Les annulations en cascade du début du confinement laissaient craindre le pire : la déroute de la saison estivale à laquelle n’aurait pas échappé le tourisme à la campagne. Depuis, et même si les manques à gagner du printemps restent inscrits dans les comptes, un grand bol d’air est arrivé. Au point que les demandes de réservation ont fleuri comme pâquerettes sous un soleil plus radieux (lire A la une p. 16). Au-delà des taux de remplissage qui s’affichent dans le vert pour nombre de départements ruraux, avec des pics inédits dans plusieurs cas, l’opportunité d’exploiter un « nouveau réservoir » de vacanciers se dessine. À condition que ce choix ne soit pas un choix par défaut : celui de ne pas pouvoir voyager à l’étranger ! Mais pour bien des citadins, l’étranger, ou en tout cas ce qu’il représente en dépaysement, n’est peut-être pas à aller chercher très loin !
Quand on parle de densités de population de quelques dizaines d’âmes au kilomètre carré dans les campagnes, comparé à plusieurs milliers dans les grandes villes, on comprend mieux pourquoi la frustration du confinement donne aux citadins une belle appétence pour les grands espaces. La notion de distanciation sociale, au sens sanitaire du terme, se fait d’ailleurs assez naturellement.
Gageons cependant que la notion de réassurance sanitaire n’est pas la seule motivation des vacanciers pour ce regain d’attrait des campagnes, qui arrivent, selon plusieurs enquêtes récentes, en seconde position derrière les stations balnéaires.
La quintessence de nos campagnes réside en effet dans leur richesse patrimoniale, historique et gastronomique, ou tout simplement dans leur art de vivre. Que l’on peut considérer comme une forme d’éloge de la lenteur (relative !) par rapport à la frénésie des métropoles.
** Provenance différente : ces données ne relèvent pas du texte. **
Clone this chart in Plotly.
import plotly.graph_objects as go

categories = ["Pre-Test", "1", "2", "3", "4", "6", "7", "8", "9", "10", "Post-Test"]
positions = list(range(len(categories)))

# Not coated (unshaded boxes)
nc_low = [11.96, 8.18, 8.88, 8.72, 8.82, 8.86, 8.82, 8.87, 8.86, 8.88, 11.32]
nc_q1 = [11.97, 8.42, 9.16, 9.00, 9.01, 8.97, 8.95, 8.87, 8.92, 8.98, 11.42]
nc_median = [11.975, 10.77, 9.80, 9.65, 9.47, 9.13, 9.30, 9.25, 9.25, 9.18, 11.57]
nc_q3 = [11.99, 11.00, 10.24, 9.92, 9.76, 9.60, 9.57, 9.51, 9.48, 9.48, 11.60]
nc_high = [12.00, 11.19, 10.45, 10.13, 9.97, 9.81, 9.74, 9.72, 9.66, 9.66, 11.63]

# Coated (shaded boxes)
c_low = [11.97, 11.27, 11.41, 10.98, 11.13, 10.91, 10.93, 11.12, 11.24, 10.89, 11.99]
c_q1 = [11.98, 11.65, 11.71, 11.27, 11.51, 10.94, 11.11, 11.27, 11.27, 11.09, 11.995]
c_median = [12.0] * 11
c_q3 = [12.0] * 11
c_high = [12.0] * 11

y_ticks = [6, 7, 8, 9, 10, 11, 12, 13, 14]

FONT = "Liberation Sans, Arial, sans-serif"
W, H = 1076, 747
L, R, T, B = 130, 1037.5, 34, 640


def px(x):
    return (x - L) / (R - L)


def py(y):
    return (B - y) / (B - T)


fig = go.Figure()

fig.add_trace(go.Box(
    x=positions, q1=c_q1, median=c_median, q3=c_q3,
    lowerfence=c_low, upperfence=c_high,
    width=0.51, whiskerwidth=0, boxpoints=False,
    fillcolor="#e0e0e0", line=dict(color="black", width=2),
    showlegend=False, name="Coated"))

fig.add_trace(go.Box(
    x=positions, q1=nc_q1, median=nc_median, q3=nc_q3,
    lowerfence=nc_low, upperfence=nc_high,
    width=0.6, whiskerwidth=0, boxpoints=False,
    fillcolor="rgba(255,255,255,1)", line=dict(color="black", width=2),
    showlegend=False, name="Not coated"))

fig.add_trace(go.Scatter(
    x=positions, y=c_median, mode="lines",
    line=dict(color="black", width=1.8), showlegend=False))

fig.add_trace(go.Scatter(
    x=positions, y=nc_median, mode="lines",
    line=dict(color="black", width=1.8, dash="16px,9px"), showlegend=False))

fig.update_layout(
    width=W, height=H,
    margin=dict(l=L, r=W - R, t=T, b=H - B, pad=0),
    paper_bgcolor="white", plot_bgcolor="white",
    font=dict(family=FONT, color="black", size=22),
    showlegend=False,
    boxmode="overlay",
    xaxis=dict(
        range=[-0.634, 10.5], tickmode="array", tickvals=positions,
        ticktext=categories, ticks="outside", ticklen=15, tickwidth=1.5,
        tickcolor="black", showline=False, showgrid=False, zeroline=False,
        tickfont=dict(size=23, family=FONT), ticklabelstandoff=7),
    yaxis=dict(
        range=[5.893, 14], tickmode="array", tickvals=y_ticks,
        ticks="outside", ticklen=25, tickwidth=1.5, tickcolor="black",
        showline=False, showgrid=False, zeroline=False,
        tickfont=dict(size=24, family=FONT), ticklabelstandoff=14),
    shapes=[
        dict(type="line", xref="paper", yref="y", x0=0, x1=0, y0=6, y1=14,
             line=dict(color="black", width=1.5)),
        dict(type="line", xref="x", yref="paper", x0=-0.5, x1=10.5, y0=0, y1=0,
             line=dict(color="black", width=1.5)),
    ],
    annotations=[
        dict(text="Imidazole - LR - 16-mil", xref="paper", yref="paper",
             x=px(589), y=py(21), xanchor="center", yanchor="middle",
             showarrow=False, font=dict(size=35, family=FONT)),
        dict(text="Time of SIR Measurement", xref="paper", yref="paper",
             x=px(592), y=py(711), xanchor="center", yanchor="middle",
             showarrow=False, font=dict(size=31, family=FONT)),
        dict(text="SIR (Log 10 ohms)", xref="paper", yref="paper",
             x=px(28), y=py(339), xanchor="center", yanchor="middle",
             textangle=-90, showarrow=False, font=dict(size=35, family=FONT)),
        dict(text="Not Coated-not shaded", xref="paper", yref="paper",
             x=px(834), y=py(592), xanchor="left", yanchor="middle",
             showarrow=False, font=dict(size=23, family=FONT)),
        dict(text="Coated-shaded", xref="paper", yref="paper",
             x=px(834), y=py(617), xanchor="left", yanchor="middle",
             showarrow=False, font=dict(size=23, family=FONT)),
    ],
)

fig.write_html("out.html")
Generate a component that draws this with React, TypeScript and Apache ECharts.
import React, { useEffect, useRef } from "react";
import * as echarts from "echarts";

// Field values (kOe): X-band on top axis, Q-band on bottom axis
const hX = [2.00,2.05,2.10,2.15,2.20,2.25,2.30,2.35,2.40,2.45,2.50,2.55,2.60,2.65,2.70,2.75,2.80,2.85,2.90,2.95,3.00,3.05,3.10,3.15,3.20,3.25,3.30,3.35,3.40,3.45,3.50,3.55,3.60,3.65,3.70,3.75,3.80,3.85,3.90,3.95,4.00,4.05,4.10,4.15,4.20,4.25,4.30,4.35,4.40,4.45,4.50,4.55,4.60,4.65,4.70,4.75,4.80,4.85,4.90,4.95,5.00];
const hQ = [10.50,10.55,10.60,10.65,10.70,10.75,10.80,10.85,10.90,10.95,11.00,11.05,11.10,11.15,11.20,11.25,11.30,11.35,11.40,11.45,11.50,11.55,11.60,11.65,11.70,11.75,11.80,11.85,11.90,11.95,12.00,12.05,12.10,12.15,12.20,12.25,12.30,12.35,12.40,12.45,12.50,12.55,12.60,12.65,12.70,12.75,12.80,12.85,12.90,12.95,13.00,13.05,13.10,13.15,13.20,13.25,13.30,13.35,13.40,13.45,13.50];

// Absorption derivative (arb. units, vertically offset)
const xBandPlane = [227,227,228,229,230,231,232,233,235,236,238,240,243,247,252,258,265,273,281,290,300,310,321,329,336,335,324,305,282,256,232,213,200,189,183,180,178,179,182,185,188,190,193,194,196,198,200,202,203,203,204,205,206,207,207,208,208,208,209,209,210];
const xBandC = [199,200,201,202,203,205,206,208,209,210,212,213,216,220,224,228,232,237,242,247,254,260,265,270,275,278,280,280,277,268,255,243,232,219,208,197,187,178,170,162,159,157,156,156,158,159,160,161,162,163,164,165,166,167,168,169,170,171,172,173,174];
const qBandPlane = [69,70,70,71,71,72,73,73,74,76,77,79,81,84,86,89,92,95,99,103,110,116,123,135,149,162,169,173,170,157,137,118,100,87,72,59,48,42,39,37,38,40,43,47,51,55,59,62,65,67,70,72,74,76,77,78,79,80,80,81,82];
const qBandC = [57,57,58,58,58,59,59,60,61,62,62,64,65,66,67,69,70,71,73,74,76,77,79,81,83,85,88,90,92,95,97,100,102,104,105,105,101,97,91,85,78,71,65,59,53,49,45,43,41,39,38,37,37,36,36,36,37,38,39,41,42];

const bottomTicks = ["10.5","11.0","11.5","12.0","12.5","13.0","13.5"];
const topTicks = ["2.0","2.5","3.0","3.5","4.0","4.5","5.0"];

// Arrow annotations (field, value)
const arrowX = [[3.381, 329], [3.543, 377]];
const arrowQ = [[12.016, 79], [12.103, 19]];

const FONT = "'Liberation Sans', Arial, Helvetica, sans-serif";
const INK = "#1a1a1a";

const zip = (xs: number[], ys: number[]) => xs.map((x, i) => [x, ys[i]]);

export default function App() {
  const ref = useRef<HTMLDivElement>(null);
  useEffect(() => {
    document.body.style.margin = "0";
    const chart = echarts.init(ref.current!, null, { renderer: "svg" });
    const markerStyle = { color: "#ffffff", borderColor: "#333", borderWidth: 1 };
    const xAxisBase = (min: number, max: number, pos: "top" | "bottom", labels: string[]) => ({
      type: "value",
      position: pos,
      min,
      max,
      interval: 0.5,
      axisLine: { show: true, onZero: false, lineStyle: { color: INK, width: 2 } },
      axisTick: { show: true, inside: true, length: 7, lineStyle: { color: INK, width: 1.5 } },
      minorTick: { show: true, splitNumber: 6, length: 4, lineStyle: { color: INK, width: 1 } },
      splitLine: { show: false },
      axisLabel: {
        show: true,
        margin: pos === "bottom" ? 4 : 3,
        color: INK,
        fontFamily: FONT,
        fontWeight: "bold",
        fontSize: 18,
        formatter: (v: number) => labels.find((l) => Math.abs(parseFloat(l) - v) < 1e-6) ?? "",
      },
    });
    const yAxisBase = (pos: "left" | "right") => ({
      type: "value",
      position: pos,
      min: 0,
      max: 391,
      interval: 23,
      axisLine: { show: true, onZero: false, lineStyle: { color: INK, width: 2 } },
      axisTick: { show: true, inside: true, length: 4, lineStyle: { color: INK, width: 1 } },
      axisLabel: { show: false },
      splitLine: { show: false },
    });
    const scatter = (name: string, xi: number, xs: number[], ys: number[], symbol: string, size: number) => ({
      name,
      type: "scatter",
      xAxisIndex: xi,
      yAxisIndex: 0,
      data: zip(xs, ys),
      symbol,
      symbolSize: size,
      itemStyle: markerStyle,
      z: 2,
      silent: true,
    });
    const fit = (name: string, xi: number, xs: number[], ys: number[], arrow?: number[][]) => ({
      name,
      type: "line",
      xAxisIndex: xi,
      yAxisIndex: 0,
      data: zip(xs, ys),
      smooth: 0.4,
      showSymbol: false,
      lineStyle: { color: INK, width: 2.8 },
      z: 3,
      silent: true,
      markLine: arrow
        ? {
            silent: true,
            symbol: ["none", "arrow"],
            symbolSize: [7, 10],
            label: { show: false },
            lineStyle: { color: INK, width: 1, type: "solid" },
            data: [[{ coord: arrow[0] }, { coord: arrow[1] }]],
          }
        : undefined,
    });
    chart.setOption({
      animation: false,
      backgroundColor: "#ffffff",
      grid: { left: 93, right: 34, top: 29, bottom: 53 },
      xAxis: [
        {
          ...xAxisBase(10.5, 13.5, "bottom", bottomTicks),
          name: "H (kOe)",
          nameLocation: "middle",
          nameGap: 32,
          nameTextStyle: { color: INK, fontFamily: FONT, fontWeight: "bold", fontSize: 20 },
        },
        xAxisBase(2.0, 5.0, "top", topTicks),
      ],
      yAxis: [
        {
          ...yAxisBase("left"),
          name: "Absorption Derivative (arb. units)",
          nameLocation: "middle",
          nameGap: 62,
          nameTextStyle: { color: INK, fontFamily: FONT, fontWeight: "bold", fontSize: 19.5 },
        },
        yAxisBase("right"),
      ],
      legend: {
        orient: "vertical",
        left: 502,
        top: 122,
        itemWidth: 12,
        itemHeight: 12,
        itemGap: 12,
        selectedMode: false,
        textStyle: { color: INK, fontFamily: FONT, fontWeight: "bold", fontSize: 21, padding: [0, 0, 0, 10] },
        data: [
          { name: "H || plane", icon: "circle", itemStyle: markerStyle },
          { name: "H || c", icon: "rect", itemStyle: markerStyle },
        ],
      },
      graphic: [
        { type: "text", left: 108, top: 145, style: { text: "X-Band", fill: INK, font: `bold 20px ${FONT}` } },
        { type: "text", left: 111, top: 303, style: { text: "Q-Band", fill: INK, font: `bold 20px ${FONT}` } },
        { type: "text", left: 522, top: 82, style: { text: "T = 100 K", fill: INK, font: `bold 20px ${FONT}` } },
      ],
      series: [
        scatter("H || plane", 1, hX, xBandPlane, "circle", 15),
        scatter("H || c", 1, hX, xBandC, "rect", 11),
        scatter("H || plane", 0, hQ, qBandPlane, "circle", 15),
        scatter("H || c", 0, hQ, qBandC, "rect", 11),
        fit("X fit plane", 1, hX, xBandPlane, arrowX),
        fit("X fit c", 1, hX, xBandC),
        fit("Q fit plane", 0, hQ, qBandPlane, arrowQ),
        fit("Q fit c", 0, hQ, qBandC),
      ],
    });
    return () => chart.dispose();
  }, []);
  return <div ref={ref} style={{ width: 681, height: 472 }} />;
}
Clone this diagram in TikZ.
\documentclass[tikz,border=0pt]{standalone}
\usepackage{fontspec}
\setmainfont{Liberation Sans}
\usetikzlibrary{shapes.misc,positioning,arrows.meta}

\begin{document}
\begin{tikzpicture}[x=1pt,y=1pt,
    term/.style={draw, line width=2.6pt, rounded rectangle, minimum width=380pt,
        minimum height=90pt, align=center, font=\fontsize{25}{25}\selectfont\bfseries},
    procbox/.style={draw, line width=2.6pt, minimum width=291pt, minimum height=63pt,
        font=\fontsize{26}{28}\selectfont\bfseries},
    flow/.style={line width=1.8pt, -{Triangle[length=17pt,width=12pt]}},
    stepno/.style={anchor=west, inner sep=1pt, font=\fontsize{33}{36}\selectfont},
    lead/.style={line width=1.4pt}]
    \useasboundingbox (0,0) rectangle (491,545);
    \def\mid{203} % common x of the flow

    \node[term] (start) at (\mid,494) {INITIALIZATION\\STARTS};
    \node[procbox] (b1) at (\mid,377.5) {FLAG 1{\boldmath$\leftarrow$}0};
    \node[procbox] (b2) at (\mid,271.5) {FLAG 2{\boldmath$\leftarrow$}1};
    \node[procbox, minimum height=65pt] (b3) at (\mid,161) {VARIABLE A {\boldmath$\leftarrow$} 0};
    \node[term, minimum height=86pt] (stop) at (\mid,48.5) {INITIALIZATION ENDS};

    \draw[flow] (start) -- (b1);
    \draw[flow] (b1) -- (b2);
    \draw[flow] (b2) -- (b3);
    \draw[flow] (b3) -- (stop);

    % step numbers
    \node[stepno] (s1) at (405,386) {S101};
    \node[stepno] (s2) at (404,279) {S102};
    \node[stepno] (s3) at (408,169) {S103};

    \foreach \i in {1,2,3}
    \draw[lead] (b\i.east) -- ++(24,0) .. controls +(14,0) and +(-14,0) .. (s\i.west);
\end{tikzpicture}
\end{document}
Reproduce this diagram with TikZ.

Le contexte offre aussi la possibilité de mieux faire se comprendre différentes catégories de population, les agriculteurs faisant l’objet d’attaques régulières sur leurs pratiques.
Reste à savoir combien de projets de vacances se concrétiseront en projets de vie plus durables, le télétravail aidant et vu le nombre de petites entreprises à reprendre. Des départements ont saisi cette opportunité pour jouer de séduction en ce sens, espérant que la diagonale du vide d’aujourd’hui puisse devenir demain un chemin de reconquête rurale. Essayer la vie à la campagne c’est peut-être l’adopter. Et qui sait, donner du sens à ses vacances, n’est-ce pas déjà (re) donner du sens à sa vie ? ! Un pari osé mais qui mérite d’être tenté, pour rééquilibrer les centres de gravité économiques et sociaux de notre pays.